**What to produce**. From the very first line of the data to the line containing "const binWidth = 0.003;", retype everything exactly, leaving the pictures behind.

**Source material**.
■ ■ ■ ■

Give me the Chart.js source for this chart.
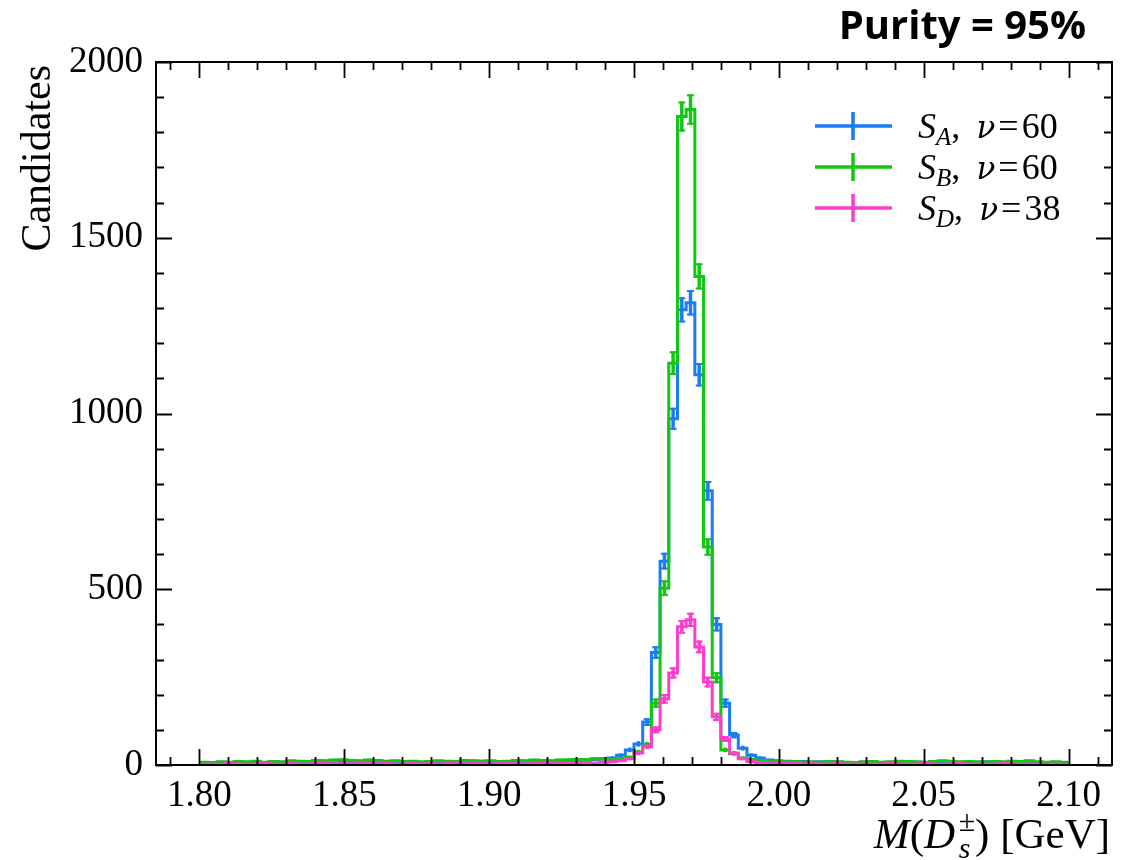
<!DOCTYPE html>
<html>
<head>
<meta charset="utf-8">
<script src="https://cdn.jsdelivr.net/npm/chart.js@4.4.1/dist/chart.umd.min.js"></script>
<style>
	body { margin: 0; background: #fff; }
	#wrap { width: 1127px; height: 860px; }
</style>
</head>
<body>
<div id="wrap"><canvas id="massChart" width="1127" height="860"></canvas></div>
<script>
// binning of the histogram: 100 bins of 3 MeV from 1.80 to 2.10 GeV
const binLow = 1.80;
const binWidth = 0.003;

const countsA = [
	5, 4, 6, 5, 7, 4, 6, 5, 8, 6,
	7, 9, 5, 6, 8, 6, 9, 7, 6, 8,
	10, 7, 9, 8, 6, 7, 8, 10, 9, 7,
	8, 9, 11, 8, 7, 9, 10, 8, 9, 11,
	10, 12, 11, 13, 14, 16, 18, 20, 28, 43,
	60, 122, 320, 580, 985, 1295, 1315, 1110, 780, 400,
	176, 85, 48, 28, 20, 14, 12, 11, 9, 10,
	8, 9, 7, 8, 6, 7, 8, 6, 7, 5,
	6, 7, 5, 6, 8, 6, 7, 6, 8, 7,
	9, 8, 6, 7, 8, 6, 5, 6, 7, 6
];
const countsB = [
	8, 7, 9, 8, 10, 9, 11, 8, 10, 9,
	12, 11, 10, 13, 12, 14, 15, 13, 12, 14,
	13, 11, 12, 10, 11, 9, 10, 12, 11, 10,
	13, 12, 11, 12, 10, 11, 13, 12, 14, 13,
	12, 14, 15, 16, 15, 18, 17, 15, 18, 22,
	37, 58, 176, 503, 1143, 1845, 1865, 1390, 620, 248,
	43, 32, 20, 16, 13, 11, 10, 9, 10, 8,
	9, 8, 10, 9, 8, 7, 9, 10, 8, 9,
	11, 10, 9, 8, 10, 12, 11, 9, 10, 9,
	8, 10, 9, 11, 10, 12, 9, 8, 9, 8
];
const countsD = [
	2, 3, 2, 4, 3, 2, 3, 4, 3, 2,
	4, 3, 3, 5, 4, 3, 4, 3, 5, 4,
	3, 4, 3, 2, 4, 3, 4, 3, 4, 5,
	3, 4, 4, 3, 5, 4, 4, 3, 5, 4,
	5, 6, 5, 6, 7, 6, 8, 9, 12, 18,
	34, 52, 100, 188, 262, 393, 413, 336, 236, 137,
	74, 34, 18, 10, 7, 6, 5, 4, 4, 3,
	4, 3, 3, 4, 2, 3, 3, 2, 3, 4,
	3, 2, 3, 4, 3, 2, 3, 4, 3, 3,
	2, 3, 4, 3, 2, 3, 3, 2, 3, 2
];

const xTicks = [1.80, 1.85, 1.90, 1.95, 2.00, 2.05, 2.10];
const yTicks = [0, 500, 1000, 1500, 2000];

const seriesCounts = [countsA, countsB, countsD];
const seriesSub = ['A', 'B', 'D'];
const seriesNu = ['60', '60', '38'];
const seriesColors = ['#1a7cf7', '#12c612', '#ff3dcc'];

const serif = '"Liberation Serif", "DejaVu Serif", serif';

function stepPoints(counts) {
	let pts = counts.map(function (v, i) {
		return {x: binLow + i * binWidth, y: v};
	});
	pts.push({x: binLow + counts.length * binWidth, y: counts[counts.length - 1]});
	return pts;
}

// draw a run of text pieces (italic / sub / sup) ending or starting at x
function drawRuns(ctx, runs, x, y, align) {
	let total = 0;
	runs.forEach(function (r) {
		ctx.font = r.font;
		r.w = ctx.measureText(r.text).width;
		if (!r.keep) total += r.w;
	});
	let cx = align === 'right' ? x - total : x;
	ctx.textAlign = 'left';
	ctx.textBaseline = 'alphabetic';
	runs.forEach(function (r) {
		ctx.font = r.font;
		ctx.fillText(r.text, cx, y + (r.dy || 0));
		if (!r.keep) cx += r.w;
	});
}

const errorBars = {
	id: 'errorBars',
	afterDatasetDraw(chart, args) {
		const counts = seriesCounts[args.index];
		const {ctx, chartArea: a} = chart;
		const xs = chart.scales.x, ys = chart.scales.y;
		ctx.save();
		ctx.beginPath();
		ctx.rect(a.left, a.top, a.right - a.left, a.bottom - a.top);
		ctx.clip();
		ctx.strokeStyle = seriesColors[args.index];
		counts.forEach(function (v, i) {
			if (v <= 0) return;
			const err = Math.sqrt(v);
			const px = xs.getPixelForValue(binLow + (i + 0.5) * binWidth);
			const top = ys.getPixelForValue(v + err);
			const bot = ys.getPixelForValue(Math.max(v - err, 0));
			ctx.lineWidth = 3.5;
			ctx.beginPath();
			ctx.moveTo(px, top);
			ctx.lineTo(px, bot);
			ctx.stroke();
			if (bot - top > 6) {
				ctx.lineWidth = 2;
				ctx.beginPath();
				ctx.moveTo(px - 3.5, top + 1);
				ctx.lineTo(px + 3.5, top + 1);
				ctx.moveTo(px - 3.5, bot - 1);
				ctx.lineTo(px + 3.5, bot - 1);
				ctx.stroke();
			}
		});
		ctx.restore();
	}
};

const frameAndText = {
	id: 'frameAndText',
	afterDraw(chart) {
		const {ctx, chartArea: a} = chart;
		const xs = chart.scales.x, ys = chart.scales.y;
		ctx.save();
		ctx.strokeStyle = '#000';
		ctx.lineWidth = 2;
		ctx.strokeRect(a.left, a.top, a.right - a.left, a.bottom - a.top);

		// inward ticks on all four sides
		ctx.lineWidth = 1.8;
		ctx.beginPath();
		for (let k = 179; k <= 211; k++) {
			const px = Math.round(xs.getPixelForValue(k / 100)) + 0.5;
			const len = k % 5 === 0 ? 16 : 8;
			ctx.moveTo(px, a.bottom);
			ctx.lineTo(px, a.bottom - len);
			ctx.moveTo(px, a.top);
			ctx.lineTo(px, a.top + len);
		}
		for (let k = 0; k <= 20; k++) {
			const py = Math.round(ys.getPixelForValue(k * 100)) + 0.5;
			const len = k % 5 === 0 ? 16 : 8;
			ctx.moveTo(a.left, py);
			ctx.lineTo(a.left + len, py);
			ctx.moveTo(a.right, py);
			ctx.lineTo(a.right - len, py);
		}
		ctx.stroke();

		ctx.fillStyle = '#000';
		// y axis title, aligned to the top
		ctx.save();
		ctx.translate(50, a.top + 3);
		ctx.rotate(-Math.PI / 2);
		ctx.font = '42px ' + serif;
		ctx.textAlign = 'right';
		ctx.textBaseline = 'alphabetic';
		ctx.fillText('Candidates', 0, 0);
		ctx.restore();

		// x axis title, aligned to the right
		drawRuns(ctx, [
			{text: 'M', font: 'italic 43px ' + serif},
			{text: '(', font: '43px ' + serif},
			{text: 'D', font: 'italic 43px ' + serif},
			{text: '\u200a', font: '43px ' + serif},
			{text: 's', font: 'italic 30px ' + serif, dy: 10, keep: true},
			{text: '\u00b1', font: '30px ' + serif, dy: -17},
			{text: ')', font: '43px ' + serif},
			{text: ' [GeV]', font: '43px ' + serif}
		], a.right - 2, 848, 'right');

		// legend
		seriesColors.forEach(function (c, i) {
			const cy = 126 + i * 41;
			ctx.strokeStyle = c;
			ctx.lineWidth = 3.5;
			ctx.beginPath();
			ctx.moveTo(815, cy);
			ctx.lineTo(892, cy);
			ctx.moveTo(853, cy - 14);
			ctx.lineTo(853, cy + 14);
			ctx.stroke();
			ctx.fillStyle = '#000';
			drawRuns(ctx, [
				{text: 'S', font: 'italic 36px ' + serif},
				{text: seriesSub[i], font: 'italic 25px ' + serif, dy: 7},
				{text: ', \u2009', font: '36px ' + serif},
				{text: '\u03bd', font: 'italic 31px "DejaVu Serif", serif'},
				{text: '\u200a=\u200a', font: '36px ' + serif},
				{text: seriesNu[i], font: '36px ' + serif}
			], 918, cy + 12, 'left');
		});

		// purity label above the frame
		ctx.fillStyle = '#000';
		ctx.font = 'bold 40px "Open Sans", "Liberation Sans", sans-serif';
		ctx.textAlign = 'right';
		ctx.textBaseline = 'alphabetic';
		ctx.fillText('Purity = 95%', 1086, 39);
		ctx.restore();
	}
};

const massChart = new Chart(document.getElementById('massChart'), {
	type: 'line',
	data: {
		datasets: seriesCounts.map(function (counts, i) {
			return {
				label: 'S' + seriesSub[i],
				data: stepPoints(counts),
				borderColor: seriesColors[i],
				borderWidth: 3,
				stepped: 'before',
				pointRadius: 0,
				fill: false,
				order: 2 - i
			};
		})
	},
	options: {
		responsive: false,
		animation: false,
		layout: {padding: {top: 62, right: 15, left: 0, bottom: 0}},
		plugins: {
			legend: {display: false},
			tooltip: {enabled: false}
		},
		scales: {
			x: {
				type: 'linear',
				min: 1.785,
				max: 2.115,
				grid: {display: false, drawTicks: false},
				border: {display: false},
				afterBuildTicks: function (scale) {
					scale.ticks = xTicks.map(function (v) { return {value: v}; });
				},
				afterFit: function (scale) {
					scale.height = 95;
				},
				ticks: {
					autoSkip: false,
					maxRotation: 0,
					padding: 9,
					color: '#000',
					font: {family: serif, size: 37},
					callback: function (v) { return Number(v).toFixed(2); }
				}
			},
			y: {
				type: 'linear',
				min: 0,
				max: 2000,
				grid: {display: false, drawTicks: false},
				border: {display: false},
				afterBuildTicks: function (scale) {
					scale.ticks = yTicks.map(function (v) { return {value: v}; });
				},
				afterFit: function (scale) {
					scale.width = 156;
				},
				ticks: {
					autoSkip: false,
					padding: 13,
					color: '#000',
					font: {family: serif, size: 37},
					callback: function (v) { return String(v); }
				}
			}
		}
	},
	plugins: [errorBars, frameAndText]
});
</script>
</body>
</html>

■ ■ ■ ■

**The completed task**.
Give me the Chart.js source for this chart.
<!DOCTYPE html>
<html>
<head>
<meta charset="utf-8">
<script src="https://cdn.jsdelivr.net/npm/chart.js@4.4.1/dist/chart.umd.min.js"></script>
<style>
	body { margin: 0; background: #fff; }
	#wrap { width: 1127px; height: 860px; }
</style>
</head>
<body>
<div id="wrap"><canvas id="massChart" width="1127" height="860"></canvas></div>
<script>
// binning of the histogram: 100 bins of 3 MeV from 1.80 to 2.10 GeV
const binLow = 1.80;
const binWidth = 0.003;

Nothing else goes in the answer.